In the December 27th order of service, those members of the church who had enlisted in the military were mentioned. They were: George Bowman, Richard White, Ben Smith, Armin Ulm, Ralph Boyd, Burnett Read, William Mockbee and Joseph Sweets. In addition, it was noted in the November Board of Trustees minutes that trustee Robert Buescher was absent from the meeting because he was in Dayton enlisting in the air corps. He was later to be mustered out as a 1st Lieutenant in August 1945.

The annual Christmas service was held on December 20th. It opened with an organ devotional, “Christmas Pastorale” by Harker. It was followed by a violin solo “Agnes Dei” by Bizet and performed by William Stoess, the music director for WLW. Among other accomplishments, Stoess was responsible for originating the musical background to WLW’s afternoon dramas. These broadcasts became known as soap operas because of their sponsorship by Procter and Gamble. During the war, he moved on to ABC in New York.

Next, a processional hymn accompanied the entry of the children and the choir. That was followed by the call to worship and a somewhat familiar covenant:

We would strive to make love the doctrine of our church,
the quest for truth its sacrament,
and help to others its prayer.
We would strive to dwell together in peace,
to seek knowledge in perfect freedom,
and to serve mankind through fellowship:
To the end that we may grow into harmony with the divine.
Thus, do we now covenant anew, with each other and with our God.

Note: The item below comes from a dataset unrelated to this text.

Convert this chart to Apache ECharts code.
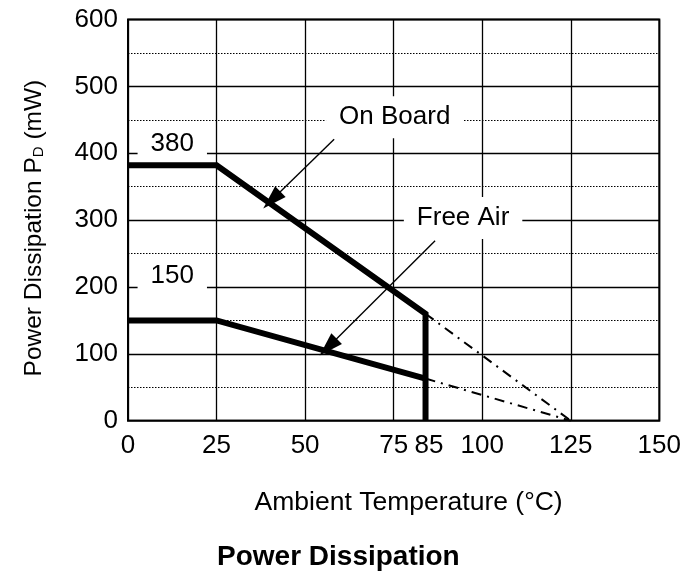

The service continued with the doxology:

Praise God that good is everywhere.
Praise to the love we all may share,
The life that thrills in you and me;
Praise to the truth that sets us free.

A scripture reading of the Christmas story followed with an anthem sung by the choir, “The Angels’ Song” by Stickles. A reading and pastoral prayer were offered prior to the offertory. A solo was offered by Clare Sole “Voices of the Sky” by Matthews. Miss Sole was a student at the Conservatory. Next came “The Legend of the White Gifts”. White gifts had been collected by the church and were offered to needy members of the church and the Walnut Hills community. [For more on white gifts, see the note below.] A congregational hymn preceded the sermon by Reverend Hutchinson which he titled “He Came Too Soon.”

The service ended with the singing of “O Little Town of Bethlehem,” the benediction and finally an organ postlude of Handel’s “Hallelujah Chorus.”

Thus concluded the Christmas celebration for our Universalist forefathers and foremothers in 1942.

Image: Order of Service cover for the First Universalist Church of Cincinnati, Christmas, 1942.